In the UK, 7.8 percent of schoolchildren aged nine and up read e-books outside of class last year, according to new research.
That rate is up from 5.6 percent a year earlier, according to the National Literacy Trust’s “Children’s Reading Today” survey (release).
The survey of kids from 128 UK schools gives an insight in to how the next generation is using various platforms to read…
It shows that: “Since 2005, reading across all formats has fallen -- with the exception of text messages.”
Remarkably, that trend even goes for websites. Whilst 64 percent of schoolchildren said they read the web out of class in 2005, that dropped to 50 percent in 2011.
“This is not simply about young people shifting their reading patterns from paper to digital as technology-based reading (such as reading of websites and emails) also decreased,” the National Literacy Trust’s report says.
The report does not explain the drop. It does not appear that ebook reading has displaced web reading.

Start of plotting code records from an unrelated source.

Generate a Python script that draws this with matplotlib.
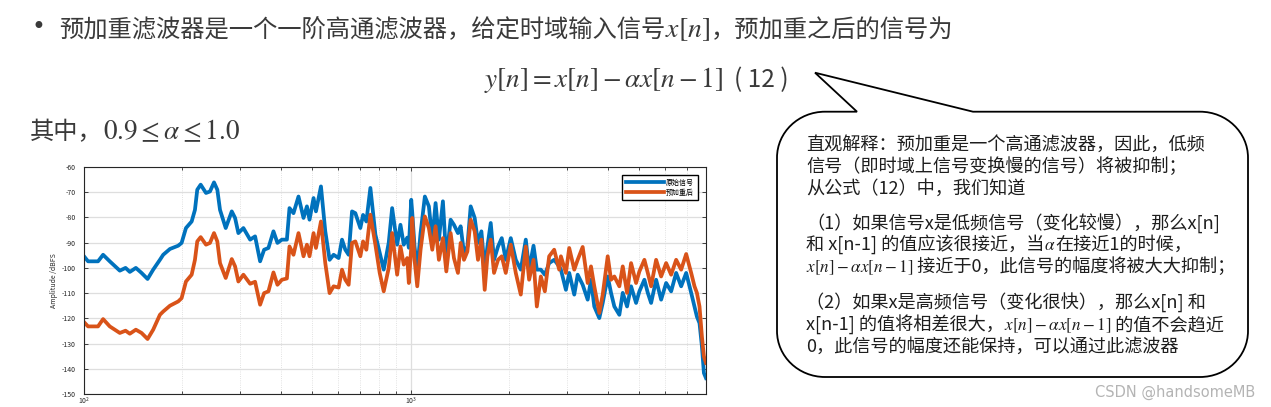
import numpy as np
import matplotlib
matplotlib.use('Agg')
import matplotlib.pyplot as plt
from matplotlib.path import Path
from matplotlib.patches import PathPatch
from matplotlib.ticker import NullFormatter

plt.rcParams['font.family'] = ['Noto Sans CJK SC', 'DejaVu Sans']
plt.rcParams['mathtext.fontset'] = 'stix'
plt.rcParams['axes.unicode_minus'] = False

# frequency (Hz) and amplitude (dBFS)
freq = [100, 102.9, 110.4, 114.4, 119.9, 128.7, 134.0, 138.1, 144.1, 150.0,
        156.5, 162.8, 170.7, 174.7, 183.2, 194.2, 198.9, 205.1, 213.5, 218.5,
        222.1, 227.5, 236.2, 242.9, 249.9, 255.8, 260.7, 271.4, 283.2, 289.9,
        296.7, 307.4, 322.3, 333.8, 345.8, 355.7, 366.7, 379.9, 390.7, 403.1,
        417.6, 425.3, 437.5, 453.2, 469.5, 480.9, 489.8, 503.9, 512.5, 530.9,
        547.3, 564.2, 580.3, 601.2, 615.8, 630.3, 645.2, 660.8, 676.4, 700.7,
        714.2, 731.0, 752.0, 779.0, 803.1, 826.1, 855.8, 876.6, 908.1, 929.5,
        951.4, 974.9, 986.0, 1002.8, 1009.9, 1026.5, 1046.2, 1070.9, 1103.9, 1135.5,
        1163.1, 1190.5, 1218.6, 1253.5, 1284.0, 1323.6, 1354.8, 1393.6, 1420.4, 1453.9,
        1489.3, 1524.4, 1568.0, 1605.0, 1644.0, 1682.7, 1715.1, 1755.6, 1797.0, 1848.5,
        1897.5, 1951.9, 2022.0, 2094.6, 2169.8, 2247.7, 2300.7, 2373.4, 2429.4, 2499.0,
        2570.6, 2650.0, 2745.3, 2844.0, 2878.3, 2981.8, 3052.0, 3162.3, 3239.2, 3355.5,
        3476.0, 3558.0, 3641.8, 3772.7, 3864.3, 4003.0, 4097.4, 4194.1, 4344.8, 4450.3,
        4587.4, 4718.8, 4888.2, 5003.5, 5183.0, 5309.0, 5434.2, 5629.6, 5831.8, 6041.3,
        6258.3, 6483.1, 6716.0, 6957.2, 7207.1, 7377.0, 7503.0, 7642.2, 7772.8, 7883.5,
        8000]

orig_db = [-95.4, -97.4, -97.4, -94.8, -97.4, -101.1, -100.0, -101.6, -100.0, -102.0,
           -104.4, -100.7, -96.8, -94.8, -92.5, -91.2, -90.1, -84.2, -81.6, -77.0,
           -69.0, -67.0, -70.3, -69.7, -66.1, -69.0, -77.0, -84.2, -77.6, -80.2,
           -86.2, -84.2, -88.8, -87.5, -97.4, -92.8, -92.1, -85.5, -90.1, -88.8,
           -88.8, -76.3, -78.3, -71.7, -80.2, -75.6, -80.9, -72.3, -77.6, -67.7,
           -85.5, -96.8, -94.8, -96.1, -88.8, -92.8, -94.8, -77.6, -78.3, -84.2,
           -79.0, -81.6, -68.3, -86.8, -94.0, -100.7, -90.0, -76.3, -90.8, -82.9,
           -90.8, -88.0, -92.0, -73.0, -78.0, -91.5, -100.7, -86.2, -71.7, -75.6,
           -88.8, -74.3, -88.8, -73.6, -96.8, -80.9, -82.9, -86.2, -83.5, -94.1,
           -91.5, -75.6, -80.2, -90.1, -85.5, -100.7, -91.5, -82.2, -96.8, -91.5,
           -88.2, -96.8, -88.2, -96.8, -100.7, -88.8, -100.7, -91.2, -100.7, -100.7,
           -102.7, -98.1, -96.8, -99.4, -100.7, -108.7, -102.0, -110.6, -102.7, -106.7,
           -112.6, -104.7, -115.3, -119.9, -113.9, -103.4, -109.9, -115.3, -118.6, -109.9,
           -115.3, -107.3, -113.9, -109.3, -104.7, -109.9, -113.9, -104.7, -112.6, -106.0,
           -109.3, -102.0, -107.3, -102.0, -109.9, -115.3, -119.3, -121.9, -131.1, -141.7,
           -143.7]

emph_db = [-121.5, -123.2, -123.2, -120.3, -123.2, -125.8, -124.9, -126.1, -124.5, -125.8,
           -128.2, -124.5, -118.6, -117.3, -115.0, -113.3, -112.0, -105.4, -102.7, -96.8,
           -89.5, -87.8, -90.8, -90.1, -86.2, -89.5, -98.1, -104.0, -96.5, -99.4,
           -105.4, -102.7, -106.3, -105.5, -114.6, -110.0, -109.3, -101.8, -106.7, -104.7,
           -104.2, -91.5, -94.8, -86.2, -95.4, -90.8, -95.4, -86.2, -92.1, -81.6,
           -98.1, -110.0, -107.3, -107.8, -100.7, -104.7, -106.7, -90.1, -89.5, -95.4,
           -89.5, -92.8, -78.9, -90.8, -102.0, -109.3, -100.0, -86.2, -102.7, -91.5,
           -98.7, -96.1, -106.0, -92.0, -80.2, -96.8, -107.3, -92.8, -79.6, -84.2,
           -92.8, -83.5, -96.8, -88.2, -101.4, -86.2, -96.1, -102.0, -90.1, -96.8,
           -93.5, -80.9, -85.5, -96.8, -88.8, -108.7, -95.4, -88.8, -102.0, -96.8,
           -95.4, -102.0, -90.8, -102.0, -110.6, -91.5, -104.7, -96.8, -115.3, -103.4,
           -109.3, -95.4, -92.8, -100.7, -95.4, -102.0, -92.1, -100.7, -96.8, -91.7,
           -106.0, -99.4, -107.3, -117.9, -110.6, -95.4, -104.7, -103.4, -107.3, -99.4,
           -109.9, -98.1, -106.0, -101.4, -96.8, -102.0, -107.3, -96.8, -103.4, -98.1,
           -102.7, -96.8, -100.7, -94.5, -102.0, -107.3, -109.9, -115.3, -127.2, -135.1,
           -137.7]

series_names = ['原始信号', '预加重后']
y_ticks = list(range(-150, -59, 10))

W, H = 1271, 407
fig = plt.figure(figsize=(W / 100, H / 100), dpi=100)
fig.patch.set_facecolor('white')

# ---- spectrum chart ----
ax = fig.add_axes([84 / W, 1 - 394 / H, (706 - 84) / W, (394 - 167) / H])
ax.semilogx(freq, orig_db, color='#0072BD', lw=2.7, label=series_names[0])
ax.semilogx(freq, emph_db, color='#D95319', lw=2.7, label=series_names[1])
ax.set_xlim(100, 8000)
ax.set_ylim(-150, -60)
ax.set_yticks(y_ticks)
ax.xaxis.set_minor_formatter(NullFormatter())
ax.set_axisbelow(True)
ax.grid(True, which='major', color='#dedede', lw=0.9)
ax.grid(True, which='minor', axis='x', color='#d8d8d8', lw=0.6, ls=':')
ax.tick_params(which='both', direction='in', top=True, right=True,
               labelsize=5, width=0.6, colors='#262626')
ax.tick_params(axis='y', pad=6)
ax.tick_params(axis='x', pad=1)
ax.tick_params(which='major', length=3)
ax.tick_params(which='minor', length=2)
for s in ax.spines.values():
    s.set_linewidth(0.8)
    s.set_color('#262626')
ax.set_ylabel('Amplitude /dBFS', fontsize=5, labelpad=3, color='#262626')
ax.legend(loc='upper right', fontsize=5, handlelength=5.5, fancybox=False,
          edgecolor='black', framealpha=1, borderaxespad=1.2,
          handletextpad=0.3, borderpad=0.5, labelspacing=0.3)

# ---- slide decorations in pixel coordinates ----
deco = fig.add_axes([0, 0, 1, 1], zorder=-1)
deco.set_xlim(0, W)
deco.set_ylim(H, 0)
deco.axis('off')
renderer = fig.canvas.get_renderer()

CJK = dict(family=['Noto Sans CJK SC', 'DejaVu Sans'])
MATH = dict(fontsize=12.3)


def runs(x, y, parts, size, color):
    for s, style in parts:
        kw = dict(fontsize=size, va='baseline', ha='left', color=color)
        kw.update(style)
        t = deco.text(x, y, s, **kw)
        x += t.get_window_extent(renderer).width
    return x


top_col = '#3a3a3a'
deco.text(38, 34, '•', fontsize=17, va='baseline', ha='center', color=top_col,
          family='DejaVu Sans')
runs(59, 37, [('预加重滤波器是一个一阶高通滤波器，给定时域输入信号', CJK),
              (r'$x[n]$', dict(fontsize=20)), ('，预加重之后的信号为', CJK)], 17.5, top_col)
runs(484, 87, [(r'$y[n]=x[n]-\alpha x[n-1]$', dict(fontsize=19.5)),
               ('  ( 12 )', CJK)], 17.5, top_col)
runs(30, 139, [('其中，', CJK), (r'$0.9\leq\alpha\leq 1.0$', dict(fontsize=19.5))],
     17.5, top_col)

# speech bubble with a tail pointing at the equation
L, R, T, B = 777, 1248, 111.7, 377
rx, ry = 48, 46
k = 0.5523
verts = [(857, T), (815, 72.7), (973, T), (R - rx, T),
         (R - rx + k * rx, T), (R, T + ry - k * ry), (R, T + ry),
         (R, B - ry),
         (R, B - ry + k * ry), (R - rx + k * rx, B), (R - rx, B),
         (L + rx, B),
         (L + rx - k * rx, B), (L, B - ry + k * ry), (L, B - ry),
         (L, T + ry),
         (L, T + ry - k * ry), (L + rx - k * rx, T), (L + rx, T),
         (857, T)]
codes = [Path.MOVETO, Path.LINETO, Path.LINETO, Path.LINETO,
         Path.CURVE4, Path.CURVE4, Path.CURVE4,
         Path.LINETO,
         Path.CURVE4, Path.CURVE4, Path.CURVE4,
         Path.LINETO,
         Path.CURVE4, Path.CURVE4, Path.CURVE4,
         Path.LINETO,
         Path.CURVE4, Path.CURVE4, Path.CURVE4,
         Path.CLOSEPOLY]
deco.add_patch(PathPatch(Path(verts, codes), facecolor='white',
                         edgecolor='black', lw=1.3, joinstyle='miter'))

bc = '#1e1e1e'
bs = 13.1
lines = [
    (150, [('直观解释：预加重是一个高通滤波器，因此，低频', CJK)]),
    (172, [('信号（即时域上信号变换慢的信号）将被抑制；', CJK)]),
    (194, [('从公式（12）中，我们知道', CJK)]),
    (229, [('（1）如果信号x是低频信号（变化较慢），那么x[n]', CJK)]),
    (250, [('和 x[n-1] 的值应该很接近，当', CJK), (r'$\alpha$', MATH),
           ('在接近1的时候，', CJK)]),
    (272, [(r'$x[n]-\alpha x[n-1]$', MATH), (' 接近于0，此信号的幅度将被大大抑制；', CJK)]),
    (308, [('（2）如果x是高频信号（变化很快），那么x[n] 和', CJK)]),
    (330, [('x[n-1] 的值将相差很大，', CJK), (r'$x[n]-\alpha x[n-1]$', MATH),
           (' 的值不会趋近', CJK)]),
    (352, [('0，此信号的幅度还能保持，可以通过此滤波器', CJK)]),
]
for yb, parts in lines:
    runs(806, yb, parts, bs, bc)

deco.text(1255, 397, 'CSDN @handsomeMB', fontsize=10.5, ha='right', va='baseline',
          color='#b4b4b4', family='DejaVu Sans')

fig.savefig('out.png', dpi=100, facecolor='white')
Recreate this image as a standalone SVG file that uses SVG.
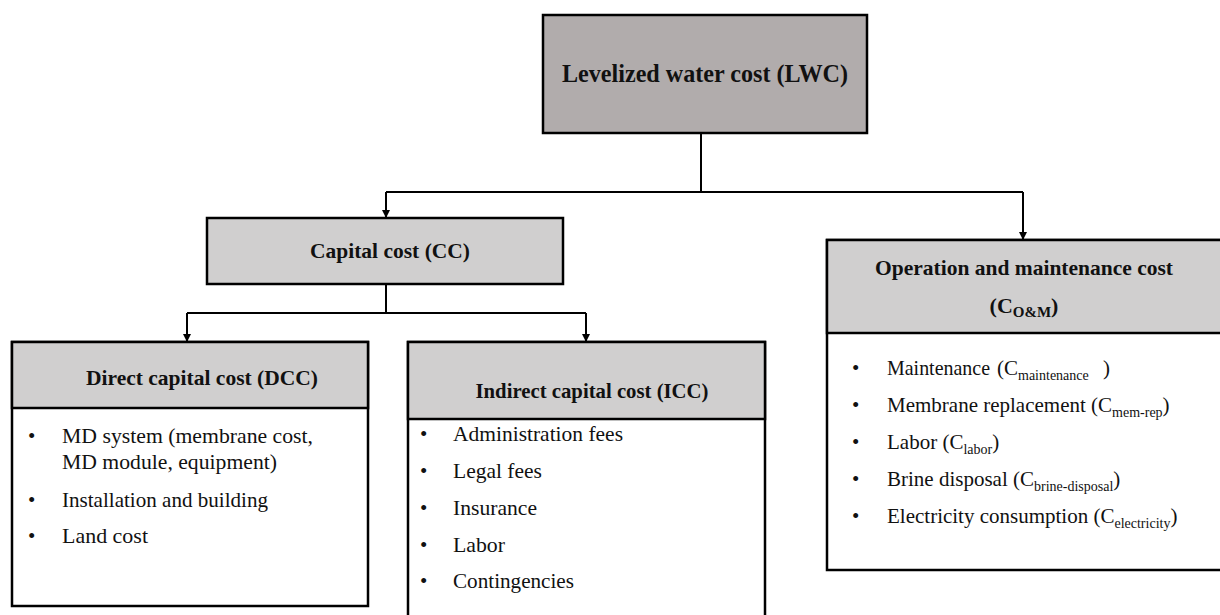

Kids have turned away from magazines, comic books, newspapers and poetry at the fatest rate. But readership of websites, blogs, social networks and fiction rose again over the last year…
To some, the results do not bode well for literary readership. The proportion of kids who read daily has fallen by seven percent since 2005 to 30.8 percent. Nearly a fifth (17%) would be embarrassed if their friends saw them reading, while 54 percent said they would rather watch TV.
The trust worries: “Children are reading less as their lives get more crowded. In 2005, four young people in 10 read daily outside of class. Today, only three young people in 10 read daily in their own time.”
But the proportion of schoolchildren who say they enjoy reading, whatever the medium, has remained largely stable at 50.2 percent.